Miré a mi alrededor. Las luces de la calle iluminaban mi soledad, reflejándose en charcos que temblaban con el viento helado.
—A unas cuadras… de la casa de mis padres… —dije, con la voz ronca.
—Bueno, anda para allá. Quédate con ellos mientras tanto, amiga.
Un sollozo se escapó de mis labios.
—¿Qué pasa? —insistió.
—No… no me dejaron entrar. Mamá… me dijo que llamaría a la policía si no me iba. —Las lágrimas caían sin parar—. Y… y me dijeron que no son mis padres, Elena.
Del otro lado hubo un silencio tenso.
—¿Qué? ¿Ellos te dijeron eso?
—Sí… me echaron, Elena… me dejaron en la calle.
Escuché su respiración temblorosa antes de hablar:
—Escuchame, Gabriela. No podés quedarte en la calle así. Anda a un hotel alojamiento cercano. Quédate allí esta noche. Mañana voy a verte y vamos a resolver esto juntas, ¿me escuchás?
Asentí, aunque ella no podía verme.
—Está bien…
—Te mando plata ya mismo. Andá para allá, por favor. No es seguro que estés sola en la calle. Y recordá… estás embarazada.
—Elena… —mi voz tembló.
—¿Sí?
—Gracias… —susurré, antes de colgar.
Secándome las lágrimas, arrastré mi equipaje hasta que encontré un Motel Rita con luces de neón parpadeantes.
Unas chicas con ropa provocativa fumaban en la entrada. El olor del cigarrillo mezclado con perfume barato me revolvió el estómago mientras pasaba frente a ellas.
Mi celular vibró con una notificación: Elena me había enviado el dinero.
Mi ángel.
Pagó mi habitación y me entregaron una llave. El dinero alcanzaba para dos noches. Dos noches para pensar qué hacer con mi vida.
Subí por las escaleras hasta la habitación ocho. Entré y cerré la puerta, apoyando mi espalda en ella.
Todo estaba en silencio.
Dejé el equipaje junto a la puerta y caminé hacia la ventana.
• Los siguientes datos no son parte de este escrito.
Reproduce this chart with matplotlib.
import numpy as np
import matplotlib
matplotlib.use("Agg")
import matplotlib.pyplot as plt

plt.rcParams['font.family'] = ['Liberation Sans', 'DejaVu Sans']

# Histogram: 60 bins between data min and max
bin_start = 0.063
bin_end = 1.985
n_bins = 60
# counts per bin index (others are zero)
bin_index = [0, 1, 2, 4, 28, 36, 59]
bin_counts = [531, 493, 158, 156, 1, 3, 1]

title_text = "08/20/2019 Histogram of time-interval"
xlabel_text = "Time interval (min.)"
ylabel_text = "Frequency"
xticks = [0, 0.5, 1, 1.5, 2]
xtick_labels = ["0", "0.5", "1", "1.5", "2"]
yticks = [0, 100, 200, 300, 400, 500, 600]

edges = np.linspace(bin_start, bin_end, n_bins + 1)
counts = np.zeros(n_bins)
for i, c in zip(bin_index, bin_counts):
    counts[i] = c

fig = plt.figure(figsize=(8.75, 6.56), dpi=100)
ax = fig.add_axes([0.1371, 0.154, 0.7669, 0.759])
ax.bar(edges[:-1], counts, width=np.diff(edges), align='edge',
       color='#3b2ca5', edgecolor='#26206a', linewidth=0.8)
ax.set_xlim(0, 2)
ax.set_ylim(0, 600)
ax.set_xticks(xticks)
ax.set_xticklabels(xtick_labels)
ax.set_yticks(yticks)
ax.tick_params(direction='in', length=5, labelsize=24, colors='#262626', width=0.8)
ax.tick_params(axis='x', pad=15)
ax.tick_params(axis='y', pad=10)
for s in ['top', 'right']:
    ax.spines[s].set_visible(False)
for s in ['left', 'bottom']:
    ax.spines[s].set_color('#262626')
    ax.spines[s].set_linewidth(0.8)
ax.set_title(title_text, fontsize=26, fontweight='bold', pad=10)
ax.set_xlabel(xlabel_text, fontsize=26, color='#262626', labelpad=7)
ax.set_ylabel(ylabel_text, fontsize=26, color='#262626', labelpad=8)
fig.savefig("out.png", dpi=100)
Afuera, las luces de la ciudad titilaban bajo el cielo negro.
Las lágrimas me recorrieron las mejillas mientras mi mente me golpeaba con recuerdos:
“No eres nuestra hija.”
“Sos una vergüenza.”
“Te odio.”
Me cubrí el rostro con las manos, llorando en silencio.
Ahora entendía todo. Mis padres biológicos eran alcohólicos. Murieron por su adicción. Y yo… heredé esa debilidad.
La mía arruinó mi vida.
Arruinó mi matrimonio.
Arruinó a Ernesto.
Él era un hombre bueno, un hombre que me amaba… y yo lo humillé.
Por una noche de debilidad.
Por un momento de aburrimiento.
Y ahora llevaba en mi vientre el fruto de ese error.
“¡¿Cómo pudiste, Gabriela?!”
Caí de rodillas al suelo, abrazándome mientras un grito ahogado salía de mi garganta.
El dolor era tan profundo que sentí que me partía en dos.
La imagen de Ernesto mirándome con odio me atormentaba. Su voz, diciéndome que era una traidora, me golpeaba una y otra vez.
“¿Qué he hecho…?”
Cuando abrí los ojos, la luz del sol se colaba por la ventana.
Me había quedado dormida en el suelo, con las rodillas abrazadas contra el pecho.
El dolor de cabeza me martillaba mientras me incorporaba y miraba alrededor de la pequeña habitación.
Era hora de decidir qué hacer con mi vida.